Fortunately, we will learn what has happened to the station, but plenty more weirdness will happen before then. A colony of earthworms, which were brought along on the mission for some reason, will disappear briefly, only to turn up again in an unlikely place. The crews' relationships will deteriorate in finest space disaster movie style. A woman, who wasn't previously among the crew, will appear in the wall and be instantly accepted into the crew at large. A 3D-printed gun will work, repeatedly.

Weird-for-weird's-sake seems to be the order of the day, as strange occurrances pop up for no apparent reason other than the writers thought it sounded cool. And those moments are bizarre, but it's pretty clear they're mostly just filler to pad the runtime while the movie spins its wheels. This story is predictable, and it comes to the predictable ending. Of course, they're going to make it back home, we'll get to that. But right now, oh, look! A severed arm! And it's still moving! Isn't that weird?



I've read other people's comments that said The Cloverfield Paradox doesn't feel so much like a movie, as it does an episode of a TV show stretched out to feature length, and I agree. This could have been an episode of Black Mirror, if not for Cloverfield's resident megafauna making a last-second appearance just before the credits roll.

That said, The Cloverfield Paradox does remind me of other movies, mostly all the "strange stuff happened because science" movies of the fifties and sixties. I'm not mad at that; the relentless march of scientific progress can be frightening, and people will always be attracted to stories of how all those new theories and experiments can go wrong. My problem is that bit of foreshadowing about how this film's experiment will cause havoc "across all dimensions", which basically means future installments can throw continuity to the winds and just keep rehashing the mystery of these beasties in perpetuity.
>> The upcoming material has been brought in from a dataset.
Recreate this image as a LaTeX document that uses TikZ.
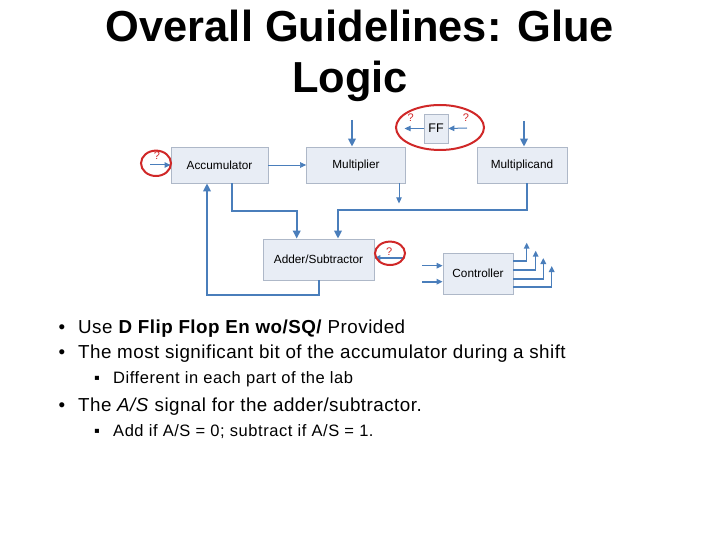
\documentclass[tikz,border=0pt]{standalone}
\usepackage{fontspec}
\setmainfont{Liberation Sans}
\newfontfamily\itemfont[LetterSpace=2.5]{Liberation Sans}
\newfontfamily\subfont[LetterSpace=3.4]{Liberation Sans}
\usetikzlibrary{arrows.meta, positioning, calc}
\definecolor{boxfill}{HTML}{E8EDF5}
\definecolor{boxline}{HTML}{AEB8C8}
\definecolor{wire}{HTML}{4A7EBB}
\definecolor{mark}{HTML}{D02828}

\begin{document}
\begin{tikzpicture}[
    x=1pt, y=-1pt,
    blk/.style={
        draw=boxline,
        fill=boxfill,
        line width=0.8pt,
        inner sep=0pt,
        font=\fontsize{11.8}{14}\selectfont
    },
    bus/.style={
        -{Triangle[length=8pt,width=7.5pt]},
        line width=2pt,
        draw=wire
    },
    sig/.style={
        -{Triangle[length=6pt,width=5.5pt]},
        line width=1pt,
        draw=wire
    },
    ring/.style={
        draw=mark,
        line width=2pt
    },
    qmark/.style={
        text=mark,
        inner sep=0pt,
        font=\fontsize{11}{12}\selectfont
    },
    item/.style={
        anchor=base west,
        inner sep=0pt,
        font=\fontsize{18.8}{22}\itemfont
    },
    subitem/.style={
        anchor=base west,
        inner sep=0pt,
        font=\fontsize{16.5}{19}\subfont
    }
]
\useasboundingbox (0,0) rectangle (720,540);

% Title
\node (title1) [anchor=base, font=\fontsize{43.4}{51}\selectfont\bfseries] at (360,42) {Overall Guidelines: Glue};
\node (title2) [anchor=base, font=\fontsize{43.4}{51}\selectfont\bfseries] at (350,93) {Logic};

% Nodes
\node (acc) [blk, minimum width=97pt, minimum height=36pt] at (219.5,165) {Accumulator};
\node (mult) [blk, minimum width=99pt, minimum height=36pt] at (356,165) {Multiplier};
\node (mcand) [blk, minimum width=90pt, minimum height=36pt] at (522,165) {Multiplicand};
\node (ff) [blk, minimum width=24pt, minimum height=29pt, font=\fontsize{12.5}{14}\selectfont] at (436,128.5) {FF};
\node (add) [blk, minimum width=111pt, minimum height=41pt] at (318.5,259.5) {Adder/Subtractor};
\node (ctrl) [blk, minimum width=70pt, minimum height=41pt] at (478,273.5) {Controller};

% Free ends
\coordinate (accin) at (150,165);
\coordinate (multin) at (352,120);
\coordinate (mcandin) at (524,121);
\coordinate (addin) at (404,258);
\coordinate (ffin) at (467,128);
\coordinate (ctrlinA) at (422,265.7);
\coordinate (ctrlinB) at (422,281.7);

% Paths
\draw [sig] (accin) -- (accin -| acc.west);
\draw [sig, line width=0.6pt] (acc) -- (mult);
\draw [bus] (multin) -- (multin |- mult.north);
\draw [bus] (mcandin) -- (mcandin |- mcand.north);
\draw [sig] ([xshift=43]mult.south) -- ++(0,20);
\draw [bus] ([xshift=12.5]acc.south) -- ++(0,28) -| ([xshift=-21.8]add.north);
\draw [bus] ([xshift=4.5]mcand.south) -- ++(0,27) -| ([xshift=19.5]add.north);
\draw [bus] ([xshift=0.5]add.south) -- ++(0,15) -| ([xshift=-12.5]acc.south);
\draw [sig, line width=1.5pt] (addin) -- (addin -| add.east);
\draw [sig] (ff.west) -- ++(-19,0);
\draw [sig] (ffin) -- (ff.east);
\draw [sig] (ctrlinA) -- (ctrlinA -| ctrl.west);
\draw [sig, line width=1.6pt] (ctrlinB) -- (ctrlinB -| ctrl.west);
\foreach \ys/\xe/\ye in {12.5/526.7/242.7, 3.5/535.7/250.7, -5.5/543.3/258, -13.5/551.7/266}
    \draw [sig, line width=1.5pt] ([yshift=\ys]ctrl.east) -| (\xe,\ye);

% Red marks
\draw [ring] (156,163.3) ellipse [x radius=15, y radius=12.7];
\draw [ring] (390,253.3) ellipse [x radius=15, y radius=11.7];
\draw [ring] (440,127.5) ellipse [x radius=44, y radius=22.5];
\node (qacc) [qmark] at (157,156) {?};
\node (qadd) [qmark] at (389.3,251.7) {?};
\node (qffout) [qmark] at (410.7,117.3) {?};
\node (qffin) [qmark] at (466,117.3) {?};

% Bullets
\node (b1) [item] at (58.5,333.3) {•};
\node (t1) [item] at (78,333.3) {Use \textbf{D Flip Flop En wo/SQ/} Provided};
\node (b2) [item] at (58.5,358.3) {•};
\node (t2) [item] at (78,358.3) {The most significant bit of the accumulator during a shift};
\node (b3) [subitem] at (94,383.3) {▪};
\node (t3) [subitem] at (113,383.3) {Different in each part of the lab};
\node (b4) [item] at (58.5,411.7) {•};
\node (t4) [item] at (78,411.7) {The \textit{A/S} signal for the adder/subtractor.};
\node (b5) [subitem] at (94,436.7) {▪};
\node (t5) [subitem] at (113,436.7) {Add if A/S = 0; subtract if A/S = 1.};

\end{tikzpicture}
\end{document}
And rehash it they shall, since a fourth Cloverfield movie is already being teased. The mystery of the monsters is all well and good, but three movies later its clear this story is destined for a climax in the style of Godzilla or Pacific Rim, and I'm getting a little tired of the foreplay. Stop trying to be all intellectual and sneaky, JJ Abrams, and get on with the giant monsters doin' stuff!

Hopefully the next installment will get back to moving the story forward, if only by inches, and this is just a prequel to remind us that the series isn't dead. I don't not like this movie, but I can't see it as anything more than a disposable entry in a series that has shown it can do better. So for now I'm taking the attitude of Jack Nicholson in Mars Attacks: Two out of three Cloverfield movies are memorable, and that ain't bad.

The Cloverfield Paradox is rated TV-MA.